──────── Data extract ────────

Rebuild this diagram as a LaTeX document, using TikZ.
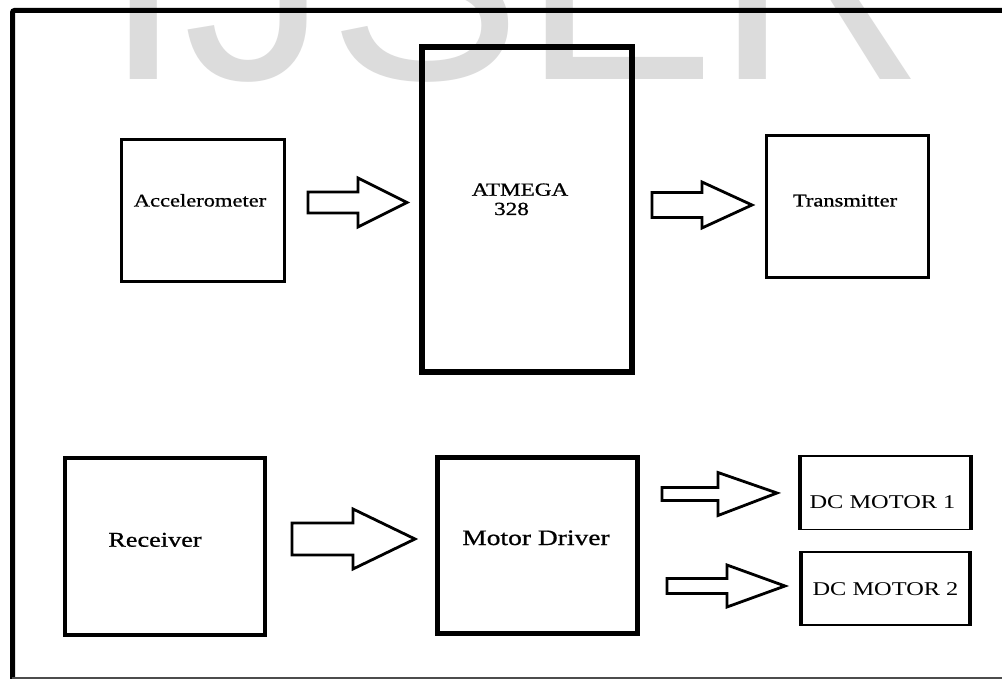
\documentclass[tikz,border=0pt]{standalone}
\usepackage{fontspec}
\setmainfont{Liberation Serif}[FakeStretch=1.25,FakeBold=0.8]
\newfontfamily\lightfont{Liberation Serif}[FakeStretch=1.25]
\newfontfamily\wmfont{Liberation Sans}
\usetikzlibrary{calc}
\definecolor{wmgray}{HTML}{DCDCDC}
\tikzset{
  box/.style={draw=black, rectangle, inner sep=0pt, fill=none},
  lbl/.style={inner sep=0pt, anchor=base, text=black},
  barrow/.style={draw=black, line width=2.8pt, line join=miter, fill=white},
}
\newcommand\blockarr[5]{%
  \draw[barrow] let \p1=(#1), \p2=(#2) in
    (\x1,{\y1+#3}) -- ({\x1+#5},{\y1+#3}) -- ({\x1+#5},{\y1+#4}) -- (\x2,\y2)
    -- ({\x1+#5},{\y1-#4}) -- ({\x1+#5},{\y1-#3}) -- (\x1,{\y1-#3}) -- cycle;}
\begin{document}
\begin{tikzpicture}[x=1pt,y=-1pt]
\useasboundingbox (0,0) rectangle (1002,679);
\clip (0,0) rectangle (1002,679);
\fill[white] (0,0) rectangle (1002,679);
% watermark
\node[inner sep=0pt, anchor=base west, text=wmgray, font=\wmfont\fontsize{290}{290}\selectfont] (wm) at (103,80) {IJSER};
% outer frame
\draw[line width=5pt, rounded corners=2pt] (12.5,680) -- (12.5,10.5) -- (1010,10.5);
\draw[line width=1.5pt, draw=black!70] (12,677.8) -- (1010,677.8);
% boxes
\node[box, line width=3pt, minimum width=162.5pt, minimum height=142pt] (acc) at (202.75,210.5) {};
\node[box, line width=6pt, minimum width=210pt, minimum height=324.5pt] (atm) at (526.5,209.75) {};
\node[box, line width=3pt, minimum width=161.5pt, minimum height=142.5pt] (tx) at (847.25,206.75) {};
\node[box, line width=4pt, minimum width=200.5pt, minimum height=177pt] (rx) at (164.75,546.5) {};
\node[box, line width=5pt, minimum width=199.5pt, minimum height=176pt] (md) at (537.25,545) {};
\node[box, line width=1.5pt, minimum width=169.5pt, minimum height=73.5pt] (dc1) at (885.25,492.75) {};
\node[box, line width=1.5pt, minimum width=167.5pt, minimum height=73pt] (dc2) at (885.75,588.5) {};
\draw[line width=4pt] (dc1.north west) -- (dc1.south west);
\draw[line width=4pt] (dc1.north east) -- (dc1.south east);
\draw[line width=4pt] (dc2.north west) -- (dc2.south west);
\draw[line width=4pt] (dc2.north east) -- (dc2.south east);
% labels
\node[lbl, font=\fontsize{18}{20}\selectfont] (accl) at (200,206.5) {Accelerometer};
\node[lbl, font=\fontsize{18}{20}\selectfont] (txl) at (845,206.5) {Transmitter};
\node[lbl, font=\fontsize{18.5}{20}\selectfont] (atml1) at (520,195.7) {ATMEGA};
\node[lbl, font=\fontsize{18.5}{20}\selectfont] (atml2) at (511.5,215) {328};
\node[lbl, font=\fontsize{21}{24}\selectfont] (rxl) at (155,546.7) {Receiver};
\node[lbl, font=\fontsize{22}{24}\selectfont] (mdl) at (536,545) {Motor Driver};
\node[lbl, font=\lightfont\fontsize{19.5}{22}\selectfont] (dc1l) at (882.5,508.3) {DC MOTOR 1};
\node[lbl, font=\lightfont\fontsize{19.5}{22}\selectfont] (dc2l) at (885.5,595) {DC MOTOR 2};
% block arrows
\coordinate (a1t) at (308,202.5); \coordinate (a1p) at (407,202.5);
\coordinate (a2t) at (652,205);   \coordinate (a2p) at (752,205);
\coordinate (a3t) at (292,539);   \coordinate (a3p) at (415,539);
\coordinate (a4t) at (662,494);   \coordinate (a4p) at (777,493);
\coordinate (a5t) at (667,586);   \coordinate (a5p) at (785,586);
\blockarr{a1t}{a1p}{10.5pt}{24.5pt}{50pt}
\blockarr{a2t}{a2p}{12.5pt}{23pt}{50pt}
\blockarr{a3t}{a3p}{16pt}{30pt}{61pt}
\blockarr{a4t}{a4p}{6.5pt}{21.5pt}{56pt}
\blockarr{a5t}{a5p}{7.5pt}{21pt}{60pt}
\end{tikzpicture}
\end{document}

────────

Omit every picture, then repeat the remaining data exactly as it appears above.

Rebuild this diagram as a LaTeX document, using TikZ.
\documentclass[tikz,border=0pt]{standalone}
\usepackage{fontspec}
\setmainfont{Liberation Serif}[FakeStretch=1.25,FakeBold=0.8]
\newfontfamily\lightfont{Liberation Serif}[FakeStretch=1.25]
\newfontfamily\wmfont{Liberation Sans}
\usetikzlibrary{calc}
\definecolor{wmgray}{HTML}{DCDCDC}
\tikzset{
  box/.style={draw=black, rectangle, inner sep=0pt, fill=none},
  lbl/.style={inner sep=0pt, anchor=base, text=black},
  barrow/.style={draw=black, line width=2.8pt, line join=miter, fill=white},
}
\newcommand\blockarr[5]{%
  \draw[barrow] let \p1=(#1), \p2=(#2) in
    (\x1,{\y1+#3}) -- ({\x1+#5},{\y1+#3}) -- ({\x1+#5},{\y1+#4}) -- (\x2,\y2)
    -- ({\x1+#5},{\y1-#4}) -- ({\x1+#5},{\y1-#3}) -- (\x1,{\y1-#3}) -- cycle;}
\begin{document}
\begin{tikzpicture}[x=1pt,y=-1pt]
\useasboundingbox (0,0) rectangle (1002,679);
\clip (0,0) rectangle (1002,679);
\fill[white] (0,0) rectangle (1002,679);
% watermark
\node[inner sep=0pt, anchor=base west, text=wmgray, font=\wmfont\fontsize{290}{290}\selectfont] (wm) at (103,80) {IJSER};
% outer frame
\draw[line width=5pt, rounded corners=2pt] (12.5,680) -- (12.5,10.5) -- (1010,10.5);
\draw[line width=1.5pt, draw=black!70] (12,677.8) -- (1010,677.8);
% boxes
\node[box, line width=3pt, minimum width=162.5pt, minimum height=142pt] (acc) at (202.75,210.5) {};
\node[box, line width=6pt, minimum width=210pt, minimum height=324.5pt] (atm) at (526.5,209.75) {};
\node[box, line width=3pt, minimum width=161.5pt, minimum height=142.5pt] (tx) at (847.25,206.75) {};
\node[box, line width=4pt, minimum width=200.5pt, minimum height=177pt] (rx) at (164.75,546.5) {};
\node[box, line width=5pt, minimum width=199.5pt, minimum height=176pt] (md) at (537.25,545) {};
\node[box, line width=1.5pt, minimum width=169.5pt, minimum height=73.5pt] (dc1) at (885.25,492.75) {};
\node[box, line width=1.5pt, minimum width=167.5pt, minimum height=73pt] (dc2) at (885.75,588.5) {};
\draw[line width=4pt] (dc1.north west) -- (dc1.south west);
\draw[line width=4pt] (dc1.north east) -- (dc1.south east);
\draw[line width=4pt] (dc2.north west) -- (dc2.south west);
\draw[line width=4pt] (dc2.north east) -- (dc2.south east);
% labels
\node[lbl, font=\fontsize{18}{20}\selectfont] (accl) at (200,206.5) {Accelerometer};
\node[lbl, font=\fontsize{18}{20}\selectfont] (txl) at (845,206.5) {Transmitter};
\node[lbl, font=\fontsize{18.5}{20}\selectfont] (atml1) at (520,195.7) {ATMEGA};
\node[lbl, font=\fontsize{18.5}{20}\selectfont] (atml2) at (511.5,215) {328};
\node[lbl, font=\fontsize{21}{24}\selectfont] (rxl) at (155,546.7) {Receiver};
\node[lbl, font=\fontsize{22}{24}\selectfont] (mdl) at (536,545) {Motor Driver};
\node[lbl, font=\lightfont\fontsize{19.5}{22}\selectfont] (dc1l) at (882.5,508.3) {DC MOTOR 1};
\node[lbl, font=\lightfont\fontsize{19.5}{22}\selectfont] (dc2l) at (885.5,595) {DC MOTOR 2};
% block arrows
\coordinate (a1t) at (308,202.5); \coordinate (a1p) at (407,202.5);
\coordinate (a2t) at (652,205);   \coordinate (a2p) at (752,205);
\coordinate (a3t) at (292,539);   \coordinate (a3p) at (415,539);
\coordinate (a4t) at (662,494);   \coordinate (a4p) at (777,493);
\coordinate (a5t) at (667,586);   \coordinate (a5p) at (785,586);
\blockarr{a1t}{a1p}{10.5pt}{24.5pt}{50pt}
\blockarr{a2t}{a2p}{12.5pt}{23pt}{50pt}
\blockarr{a3t}{a3p}{16pt}{30pt}{61pt}
\blockarr{a4t}{a4p}{6.5pt}{21.5pt}{56pt}
\blockarr{a5t}{a5p}{7.5pt}{21pt}{60pt}
\end{tikzpicture}
\end{document}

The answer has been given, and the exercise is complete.